3. A method as claimed in claim 2, wherein levelling devices for supporting the upper mould half so as to flow and fill the SMC sheet into the mould cavity are mounted on a transfer device, and said flowing and filling operation is performed by controlling the levelling devices to maintain the upper mould parallel with the lower mould during transfer.

4. A method as claimed in claim 3, wherein the compressing and curing operation is performed in the main press equipment which is compactly constructed of predetermined large press power and short stroke, the remainder operations are performed in the auxiliary press equipments which are simply constructed of predetermined small power and long stroke, a plurality of the auxiliary press equipments are arranged adjacent to the main press equipment, and said flowing and filling operations are performed in the transfer devices which are arranged between the press equipments.
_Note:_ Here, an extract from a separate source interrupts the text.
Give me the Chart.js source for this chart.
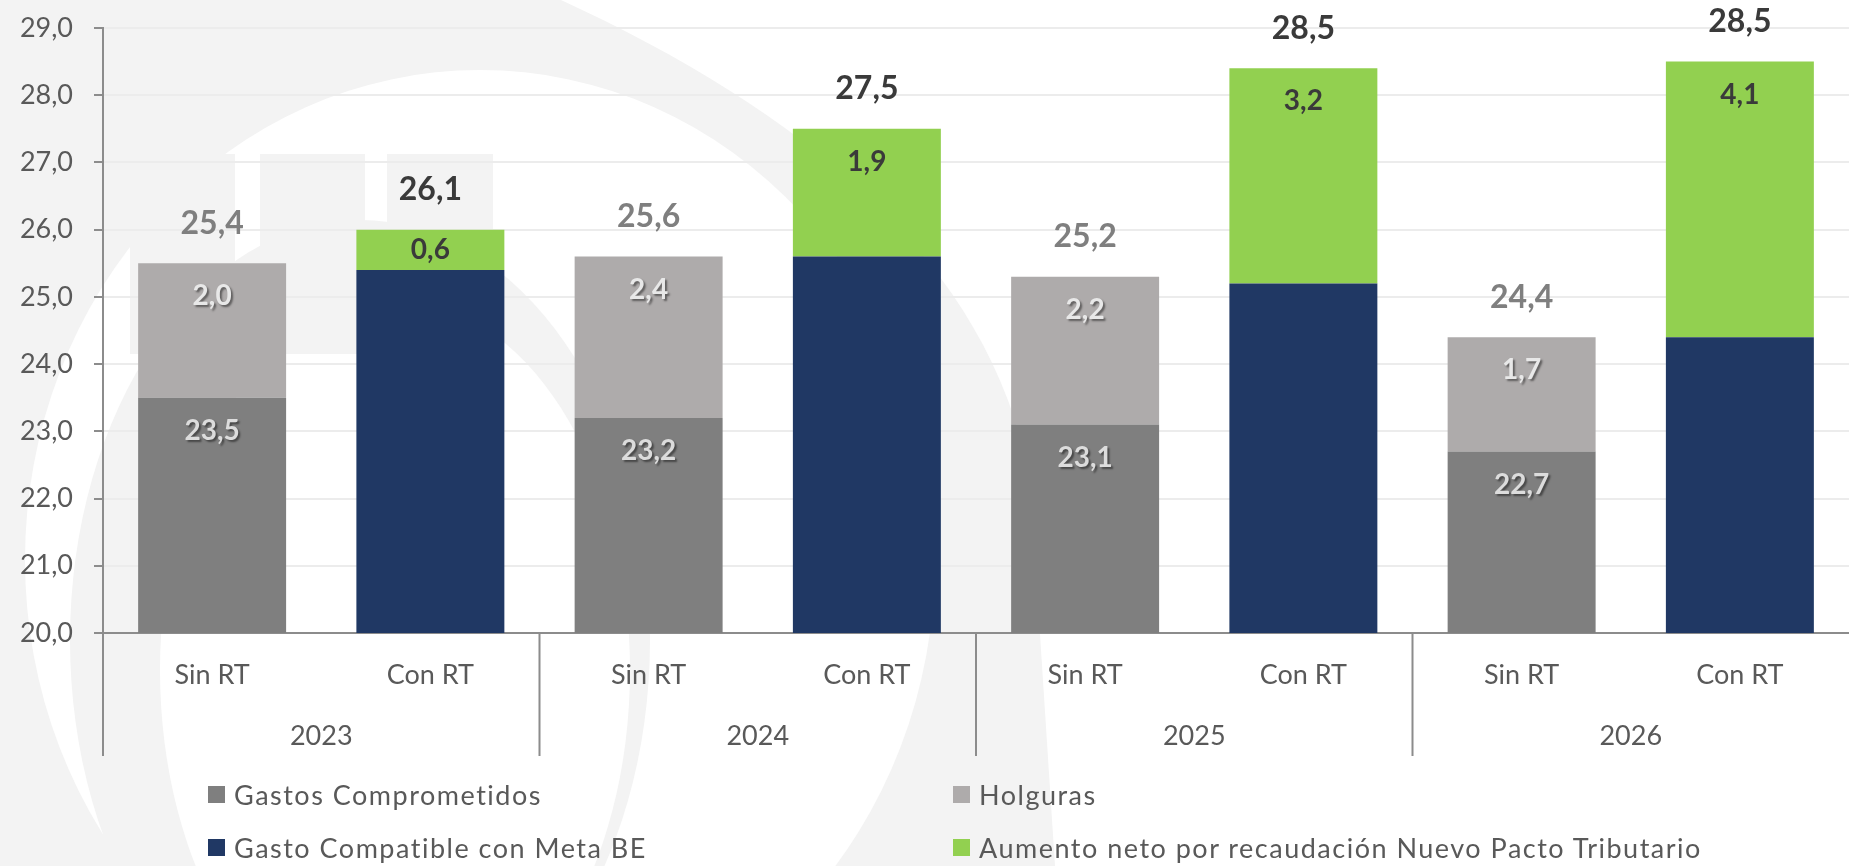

5. A method as claimed in claim 3 or 4, wherein the mould charged the SMC sheet is transferred from the auxiliary press equipment to the main press equipment by the transfer deyice and simultaneously another mould is charged the SMC part is transferred from the main press equipment to another auxiliary press equipment by another transfer device.

6. A method of producing SMC parts by compressing substantially as hereinbefore described with reference to Figures 2 to 6 of the accompanying drawings.